## Stored data
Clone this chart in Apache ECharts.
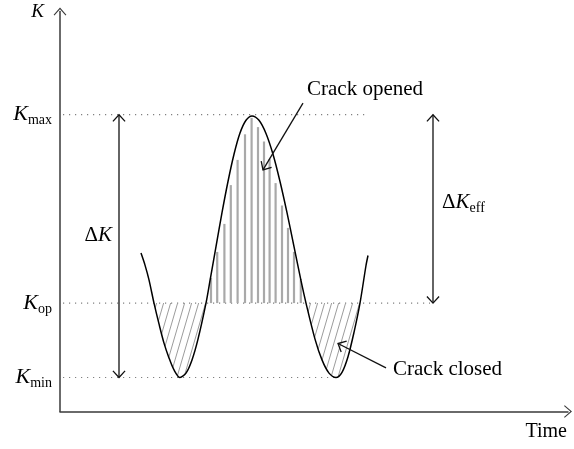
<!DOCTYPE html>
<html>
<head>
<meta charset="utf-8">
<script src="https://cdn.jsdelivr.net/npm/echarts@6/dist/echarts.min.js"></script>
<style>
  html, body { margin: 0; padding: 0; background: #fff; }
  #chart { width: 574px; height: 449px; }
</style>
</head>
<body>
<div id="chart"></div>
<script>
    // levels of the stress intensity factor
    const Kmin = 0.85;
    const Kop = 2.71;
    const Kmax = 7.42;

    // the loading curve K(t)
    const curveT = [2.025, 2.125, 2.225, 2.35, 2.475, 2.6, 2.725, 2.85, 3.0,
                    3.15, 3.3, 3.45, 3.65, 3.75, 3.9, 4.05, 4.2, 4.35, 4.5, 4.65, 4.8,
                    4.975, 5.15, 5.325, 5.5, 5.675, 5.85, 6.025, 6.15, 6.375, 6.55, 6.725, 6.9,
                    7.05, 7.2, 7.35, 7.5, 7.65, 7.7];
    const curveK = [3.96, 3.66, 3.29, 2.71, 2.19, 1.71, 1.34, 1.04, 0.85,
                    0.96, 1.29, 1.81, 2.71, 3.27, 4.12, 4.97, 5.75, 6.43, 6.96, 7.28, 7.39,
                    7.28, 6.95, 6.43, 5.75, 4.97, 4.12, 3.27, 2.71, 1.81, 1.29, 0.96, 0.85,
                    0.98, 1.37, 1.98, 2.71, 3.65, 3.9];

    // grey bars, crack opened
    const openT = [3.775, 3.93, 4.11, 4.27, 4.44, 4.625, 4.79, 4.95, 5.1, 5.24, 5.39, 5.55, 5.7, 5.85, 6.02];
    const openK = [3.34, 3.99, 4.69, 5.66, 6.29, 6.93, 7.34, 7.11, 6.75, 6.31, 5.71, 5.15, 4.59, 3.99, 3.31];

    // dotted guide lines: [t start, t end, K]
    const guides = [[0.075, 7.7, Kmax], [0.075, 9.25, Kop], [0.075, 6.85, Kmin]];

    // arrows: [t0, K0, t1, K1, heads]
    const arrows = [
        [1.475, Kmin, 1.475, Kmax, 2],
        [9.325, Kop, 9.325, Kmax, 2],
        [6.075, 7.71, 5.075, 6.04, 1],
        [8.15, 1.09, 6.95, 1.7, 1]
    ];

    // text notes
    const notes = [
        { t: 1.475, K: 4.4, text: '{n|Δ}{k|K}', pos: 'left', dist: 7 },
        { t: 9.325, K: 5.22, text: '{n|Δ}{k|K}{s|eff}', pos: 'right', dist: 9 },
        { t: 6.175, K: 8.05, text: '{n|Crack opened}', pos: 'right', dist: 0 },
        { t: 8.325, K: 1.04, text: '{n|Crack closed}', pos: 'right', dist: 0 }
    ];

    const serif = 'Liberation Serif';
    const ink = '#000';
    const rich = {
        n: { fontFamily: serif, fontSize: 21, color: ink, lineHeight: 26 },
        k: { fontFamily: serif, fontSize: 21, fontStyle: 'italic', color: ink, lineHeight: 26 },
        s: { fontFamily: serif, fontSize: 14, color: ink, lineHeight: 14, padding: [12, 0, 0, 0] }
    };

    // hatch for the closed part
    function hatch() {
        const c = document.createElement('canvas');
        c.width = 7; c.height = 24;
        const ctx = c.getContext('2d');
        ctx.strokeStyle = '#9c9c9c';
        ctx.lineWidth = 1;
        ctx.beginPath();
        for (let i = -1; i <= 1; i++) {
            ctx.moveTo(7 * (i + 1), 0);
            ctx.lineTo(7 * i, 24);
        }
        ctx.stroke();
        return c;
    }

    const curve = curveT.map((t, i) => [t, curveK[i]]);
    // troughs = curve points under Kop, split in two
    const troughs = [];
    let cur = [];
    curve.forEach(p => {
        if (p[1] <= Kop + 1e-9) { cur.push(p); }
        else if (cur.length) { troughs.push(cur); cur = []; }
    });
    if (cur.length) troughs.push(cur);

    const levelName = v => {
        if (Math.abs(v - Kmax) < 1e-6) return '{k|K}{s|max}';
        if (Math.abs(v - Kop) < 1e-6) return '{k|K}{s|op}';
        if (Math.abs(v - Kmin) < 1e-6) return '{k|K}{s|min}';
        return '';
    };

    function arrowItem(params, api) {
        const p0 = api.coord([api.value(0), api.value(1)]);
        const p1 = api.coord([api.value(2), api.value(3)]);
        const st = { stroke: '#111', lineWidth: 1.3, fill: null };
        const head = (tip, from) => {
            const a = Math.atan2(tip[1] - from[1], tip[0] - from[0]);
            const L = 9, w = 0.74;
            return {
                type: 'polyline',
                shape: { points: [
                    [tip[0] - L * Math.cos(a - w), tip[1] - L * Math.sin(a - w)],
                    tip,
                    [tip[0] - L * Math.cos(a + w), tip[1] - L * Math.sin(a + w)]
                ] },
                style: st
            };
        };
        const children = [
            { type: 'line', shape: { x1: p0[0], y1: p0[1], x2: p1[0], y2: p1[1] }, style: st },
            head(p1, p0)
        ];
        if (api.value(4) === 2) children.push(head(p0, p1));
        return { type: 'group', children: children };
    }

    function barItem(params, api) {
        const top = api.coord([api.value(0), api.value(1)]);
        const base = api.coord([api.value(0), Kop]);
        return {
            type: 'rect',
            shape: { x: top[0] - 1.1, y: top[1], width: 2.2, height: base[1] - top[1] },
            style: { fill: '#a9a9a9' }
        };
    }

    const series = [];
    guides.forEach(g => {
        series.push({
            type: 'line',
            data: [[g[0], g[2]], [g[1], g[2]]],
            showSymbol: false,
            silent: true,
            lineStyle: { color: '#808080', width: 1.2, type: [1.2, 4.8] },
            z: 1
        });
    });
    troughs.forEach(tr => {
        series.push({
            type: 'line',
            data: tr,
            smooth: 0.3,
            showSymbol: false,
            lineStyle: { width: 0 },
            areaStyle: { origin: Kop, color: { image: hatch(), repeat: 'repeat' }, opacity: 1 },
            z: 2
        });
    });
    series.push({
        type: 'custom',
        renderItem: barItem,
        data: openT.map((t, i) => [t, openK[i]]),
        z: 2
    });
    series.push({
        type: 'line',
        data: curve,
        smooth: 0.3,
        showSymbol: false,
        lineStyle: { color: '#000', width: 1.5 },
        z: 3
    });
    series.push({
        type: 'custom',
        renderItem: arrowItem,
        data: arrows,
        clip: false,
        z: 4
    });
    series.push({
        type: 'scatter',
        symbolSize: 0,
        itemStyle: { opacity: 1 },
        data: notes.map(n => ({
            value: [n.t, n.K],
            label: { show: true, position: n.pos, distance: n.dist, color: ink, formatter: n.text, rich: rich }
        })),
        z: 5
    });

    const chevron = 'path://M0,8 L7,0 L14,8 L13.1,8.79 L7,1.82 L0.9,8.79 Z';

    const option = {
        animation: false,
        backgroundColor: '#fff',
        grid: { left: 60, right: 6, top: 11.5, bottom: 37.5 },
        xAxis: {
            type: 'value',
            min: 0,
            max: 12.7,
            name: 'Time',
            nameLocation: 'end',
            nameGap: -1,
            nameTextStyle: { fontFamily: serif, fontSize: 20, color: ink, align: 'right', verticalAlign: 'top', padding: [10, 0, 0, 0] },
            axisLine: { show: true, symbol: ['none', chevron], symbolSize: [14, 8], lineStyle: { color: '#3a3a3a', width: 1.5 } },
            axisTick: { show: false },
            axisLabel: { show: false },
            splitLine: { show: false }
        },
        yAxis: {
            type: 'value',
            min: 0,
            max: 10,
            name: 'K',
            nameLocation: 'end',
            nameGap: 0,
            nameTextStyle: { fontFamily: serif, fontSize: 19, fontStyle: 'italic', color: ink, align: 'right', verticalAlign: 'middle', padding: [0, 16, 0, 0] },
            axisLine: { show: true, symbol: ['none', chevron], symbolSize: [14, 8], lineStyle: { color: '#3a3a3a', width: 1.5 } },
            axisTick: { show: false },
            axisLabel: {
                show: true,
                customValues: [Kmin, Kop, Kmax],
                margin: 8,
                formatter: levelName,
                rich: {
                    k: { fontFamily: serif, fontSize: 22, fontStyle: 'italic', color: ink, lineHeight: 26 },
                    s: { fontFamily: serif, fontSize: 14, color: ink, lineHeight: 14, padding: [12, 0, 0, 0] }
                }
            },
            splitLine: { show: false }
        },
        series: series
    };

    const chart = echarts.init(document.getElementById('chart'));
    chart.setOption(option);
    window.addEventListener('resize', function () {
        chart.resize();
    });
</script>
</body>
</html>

## Task goal
Omit the pictures, then repeat exactly each line from the beginning of the listing through the line with "4.59, 3.99, 3.31];".

## Response
Clone this chart in Apache ECharts.
<!DOCTYPE html>
<html>
<head>
<meta charset="utf-8">
<script src="https://cdn.jsdelivr.net/npm/echarts@6/dist/echarts.min.js"></script>
<style>
  html, body { margin: 0; padding: 0; background: #fff; }
  #chart { width: 574px; height: 449px; }
</style>
</head>
<body>
<div id="chart"></div>
<script>
    // levels of the stress intensity factor
    const Kmin = 0.85;
    const Kop = 2.71;
    const Kmax = 7.42;

    // the loading curve K(t)
    const curveT = [2.025, 2.125, 2.225, 2.35, 2.475, 2.6, 2.725, 2.85, 3.0,
                    3.15, 3.3, 3.45, 3.65, 3.75, 3.9, 4.05, 4.2, 4.35, 4.5, 4.65, 4.8,
                    4.975, 5.15, 5.325, 5.5, 5.675, 5.85, 6.025, 6.15, 6.375, 6.55, 6.725, 6.9,
                    7.05, 7.2, 7.35, 7.5, 7.65, 7.7];
    const curveK = [3.96, 3.66, 3.29, 2.71, 2.19, 1.71, 1.34, 1.04, 0.85,
                    0.96, 1.29, 1.81, 2.71, 3.27, 4.12, 4.97, 5.75, 6.43, 6.96, 7.28, 7.39,
                    7.28, 6.95, 6.43, 5.75, 4.97, 4.12, 3.27, 2.71, 1.81, 1.29, 0.96, 0.85,
                    0.98, 1.37, 1.98, 2.71, 3.65, 3.9];

    // grey bars, crack opened
    const openT = [3.775, 3.93, 4.11, 4.27, 4.44, 4.625, 4.79, 4.95, 5.1, 5.24, 5.39, 5.55, 5.7, 5.85, 6.02];
    const openK = [3.34, 3.99, 4.69, 5.66, 6.29, 6.93, 7.34, 7.11, 6.75, 6.31, 5.71, 5.15, 4.59, 3.99, 3.31];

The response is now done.